4.3 Pulumi Stack References

// Sharing data between stacks
// infrastructure/index.ts exports VPC info
export const vpcId = vpc.id;
export const privateSubnetIds = privateSubnets.map(s => s.id);

// application/index.ts references it
const infraStack = new pulumi.StackReference("org/infrastructure/prod");
const vpcId = infraStack.getOutput("vpcId");
const subnetIds = infraStack.getOutput("privateSubnetIds");

4.4 Pulumi Policy as Code (CrossGuard)

// policy-pack/index.ts
import { PolicyPack, validateResourceOfType } from "@pulumi/policy";
import * as aws from "@pulumi/aws";

new PolicyPack("aws-security", {
  policies: [
    {
      name: "s3-no-public-read",
      description: "S3 buckets must not allow public read access",
      enforcementLevel: "mandatory",
      validateResource: validateResourceOfType(aws.s3.BucketAclV2, (acl, args, reportViolation) => {
        if (acl.acl === "public-read" || acl.acl === "public-read-write") {
          reportViolation("S3 bucket has a public ACL configured.");
        }
      }),
    },
    {
      name: "ec2-require-tags",
      description: "EC2 instances must have required tags",
      enforcementLevel: "mandatory",
      validateResource: validateResourceOfType(aws.ec2.Instance, (instance, args, reportViolation) => {
        const requiredTags = ["Name", "Environment", "Team", "CostCenter"];
        const tags = instance.tags || {};
        for (const tag of requiredTags) {
          if (!(tag in tags)) {
            reportViolation(`Required tag '${tag}' is missing.`);
          }
        }
      }),
    },
  ],
});

5. Crossplane: Kubernetes-Native IaC

Crossplane uses Kubernetes CRDs (Custom Resource Definitions) to manage cloud resources. You can create and manage AWS, GCP, and Azure resources using kubectl.

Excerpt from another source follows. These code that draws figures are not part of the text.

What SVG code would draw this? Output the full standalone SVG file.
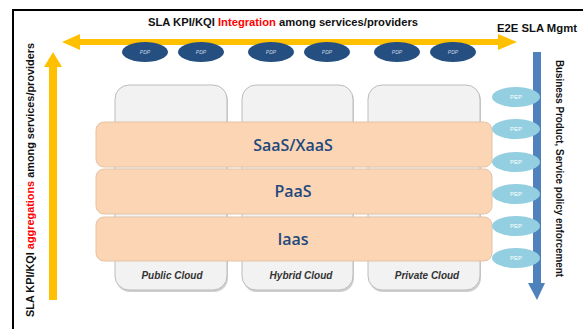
<svg xmlns="http://www.w3.org/2000/svg" width="583" height="329" viewBox="0 0 583 329">
<style>
.frame{stroke:#000;stroke-width:2;fill:none}
.cloud{fill:#f2f2f2;stroke:#bcbcbc;stroke-width:1}
.shadow{fill:#cfcfcf}
.layer{fill:#fcd5b4;stroke:#e3c3a6;stroke-width:1}
.ltxt{font-family:"Open Sans","Liberation Sans",sans-serif;font-weight:600;font-size:16px;fill:#1f497d;text-anchor:middle}
.ctxt{font-family:"Liberation Sans",Arial,sans-serif;font-weight:bold;font-style:italic;font-size:10px;fill:#333;text-anchor:middle}
.pdp{fill:#244f80}
.pdpt{font-family:"Liberation Sans",Arial,sans-serif;font-style:italic;font-size:5px;fill:#c9d6e6;text-anchor:middle}
.pep{fill:#93cfe0}
.pept{font-family:"Liberation Sans",Arial,sans-serif;font-size:6px;fill:#fff;text-anchor:middle}
.lbl{font-family:"Liberation Sans",Arial,sans-serif;font-weight:bold;font-size:10px;fill:#111}
.red{fill:#ff0000}
.yel{fill:#ffc000}
.blu{fill:#4f81bd}
</style>
<rect width="583" height="329" fill="#fff"/>
<path class="frame" d="M13,329 V10 H583"/>

<g id="clouds">
  <g id="public-cloud">
    <rect class="shadow" x="116" y="87" width="112" height="205" rx="14"/>
    <rect class="cloud" x="115" y="85" width="112" height="205" rx="14"/>
    <text class="ctxt" x="172" y="279">Public Cloud</text>
  </g>
  <g id="hybrid-cloud">
    <rect class="shadow" x="243" y="87" width="111" height="205" rx="14"/>
    <rect class="cloud" x="242" y="85" width="111" height="205" rx="14"/>
    <text class="ctxt" x="301" y="279">Hybrid Cloud</text>
  </g>
  <g id="private-cloud">
    <rect class="shadow" x="369" y="87" width="112" height="205" rx="14"/>
    <rect class="cloud" x="368" y="85" width="112" height="205" rx="14"/>
    <text class="ctxt" x="427" y="279">Private Cloud</text>
  </g>
</g>

<g id="layers">
  <g id="saas">
    <rect class="layer" x="96" y="122" width="396" height="45" rx="8"/>
    <text class="ltxt" x="293" y="151">SaaS/XaaS</text>
  </g>
  <g id="paas">
    <rect class="layer" x="96" y="169" width="396" height="45" rx="8"/>
    <text class="ltxt" x="293" y="197">PaaS</text>
  </g>
  <g id="iaas">
    <rect class="layer" x="96" y="217" width="396" height="44" rx="8"/>
    <text class="ltxt" x="293" y="245">Iaas</text>
  </g>
</g>

<g id="connectors">
  <path class="yel" d="M62,42 L80,34 V39 H498 V34 L517,42 L498,50 V45 H80 V50 Z"/>
  <path class="yel" d="M53,52 L62,67 H57 V300 H49 V67 H44 Z"/>
  <path class="blu" d="M533,52 H541 V283 H545 L537,300 L528,283 H533 Z"/>
</g>

<g id="pdps">
  <g id="pdp1"><ellipse class="pdp" cx="145" cy="52" rx="23" ry="10"/><text class="pdpt" x="145" y="54">PDP</text></g>
  <g id="pdp2"><ellipse class="pdp" cx="201" cy="52" rx="23" ry="10"/><text class="pdpt" x="201" y="54">PDP</text></g>
  <g id="pdp3"><ellipse class="pdp" cx="271" cy="52" rx="23" ry="10"/><text class="pdpt" x="271" y="54">PDP</text></g>
  <g id="pdp4"><ellipse class="pdp" cx="327" cy="52" rx="23" ry="10"/><text class="pdpt" x="327" y="54">PDP</text></g>
  <g id="pdp5"><ellipse class="pdp" cx="397" cy="52" rx="23" ry="10"/><text class="pdpt" x="397" y="54">PDP</text></g>
  <g id="pdp6"><ellipse class="pdp" cx="453" cy="52" rx="23" ry="10"/><text class="pdpt" x="453" y="54">PDP</text></g>
</g>

<g id="peps">
  <g id="pep1"><ellipse class="pep" cx="516" cy="97" rx="24" ry="10"/><text class="pept" x="516" y="99">PEP</text></g>
  <g id="pep2"><ellipse class="pep" cx="516" cy="129" rx="24" ry="10"/><text class="pept" x="516" y="131">PEP</text></g>
  <g id="pep3"><ellipse class="pep" cx="516" cy="162" rx="24" ry="10"/><text class="pept" x="516" y="164">PEP</text></g>
  <g id="pep4"><ellipse class="pep" cx="516" cy="194" rx="24" ry="10"/><text class="pept" x="516" y="196">PEP</text></g>
  <g id="pep5"><ellipse class="pep" cx="516" cy="226" rx="24" ry="10"/><text class="pept" x="516" y="228">PEP</text></g>
  <g id="pep6"><ellipse class="pep" cx="516" cy="258" rx="24" ry="10"/><text class="pept" x="516" y="260">PEP</text></g>
</g>

<g id="labels">
  <text class="lbl" x="148" y="26" textLength="270" lengthAdjust="spacingAndGlyphs">SLA  KPI/KQI <tspan class="red">Integration</tspan> among services/providers</text>
  <text class="lbl" x="497" y="32" textLength="80" lengthAdjust="spacingAndGlyphs">E2E SLA Mgmt</text>
  <text class="lbl" transform="translate(34,317) rotate(-90)" x="0" y="0" textLength="274" lengthAdjust="spacingAndGlyphs">SLA  KPI/KQI <tspan class="red">aggregations</tspan> among services/providers</text>
  <text class="lbl" transform="translate(556,60) rotate(90)" x="0" y="0" textLength="217" lengthAdjust="spacingAndGlyphs">Business  Product, Service policy enforcement</text>
</g>
</svg>
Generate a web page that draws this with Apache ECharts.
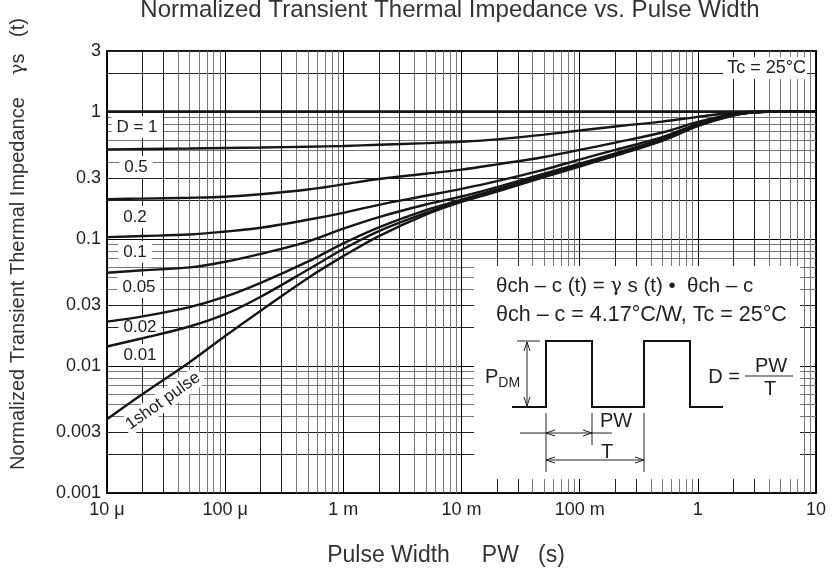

5.1 Crossplane Architecture

Crossplane Architecture:
┌─────────────────────────────────────────────────┐
│  K8s Cluster                                     │
│  ┌───────────────────────────────────────────┐   │
│  │  Crossplane Core                          │   │
│  │  ┌─────────┐  ┌──────────┐  ┌─────────┐  │   │
│  │  │Composite│  │Composition│  │  XRD    │  │   │
│  │  │Resource │  │          │  │         │  │   │
│  │  └────┬────┘  └────┬─────┘  └────┬────┘  │   │
│  │       └─────────────┼─────────────┘       │   │
│  └───────────────────┬─┤─────────────────────┘   │
│                      │ │                          │
│  ┌───────────────────┴─┴─────────────────────┐   │
│  │  Providers                                │   │
│  │  ┌──────────┐  ┌──────────┐  ┌─────────┐  │   │
│  │  │AWS Prov. │  │GCP Prov. │  │Azure P. │  │   │
│  │  └────┬─────┘  └────┬─────┘  └────┬────┘  │   │
│  └───────┼──────────────┼─────────────┼──────┘   │
└──────────┼──────────────┼─────────────┼──────────┘
           ▼              ▼             ▼
       AWS Cloud      GCP Cloud    Azure Cloud

5.2 XRD (Composite Resource Definition)

# xrd.yaml - API schema defined by platform team
apiVersion: apiextensions.crossplane.io/v1
kind: CompositeResourceDefinition
metadata:
  name: xdatabases.platform.example.com
spec:
  group: platform.example.com
  names:
    kind: XDatabase
    plural: xdatabases
  claimNames:
    kind: Database
    plural: databases
  versions:
    - name: v1alpha1
      served: true
      referenceable: true
      schema:
        openAPIV3Schema:
          type: object
          properties:
            spec:
              type: object
              properties:
                engine:
                  type: string
                  enum: ["postgresql", "mysql"]
                  description: "Database engine"
                size:
                  type: string
                  enum: ["small", "medium", "large"]
                  description: "Instance size"
                region:
                  type: string
                  default: "ap-northeast-2"
              required:
                - engine
                - size

5.3 Composition Definition

# composition.yaml - Actual resource mapping
apiVersion: apiextensions.crossplane.io/v1
kind: Composition
metadata:
  name: xdatabases.aws.platform.example.com
  labels:
    provider: aws
spec:
  compositeTypeRef:
    apiVersion: platform.example.com/v1alpha1
    kind: XDatabase
  resources:
    - name: rds-instance
      base:
        apiVersion: rds.aws.upbound.io/v1beta1
        kind: Instance
        spec:
          forProvider:
            engine: postgresql
            engineVersion: "15"
            instanceClass: db.t3.medium
            allocatedStorage: 20
            publiclyAccessible: false
            skipFinalSnapshot: true
      patches:
        - type: FromCompositeFieldPath
          fromFieldPath: "spec.engine"
          toFieldPath: "spec.forProvider.engine"
        - type: FromCompositeFieldPath
          fromFieldPath: "spec.size"
          toFieldPath: "spec.forProvider.instanceClass"
          transforms:
            - type: map
              map:
                small: db.t3.medium
                medium: db.r6g.large
                large: db.r6g.xlarge
        - type: FromCompositeFieldPath
          fromFieldPath: "spec.region"
          toFieldPath: "spec.forProvider.region"
    - name: subnet-group
      base:
        apiVersion: rds.aws.upbound.io/v1beta1
        kind: SubnetGroup
        spec:
          forProvider:
            description: "Crossplane managed subnet group"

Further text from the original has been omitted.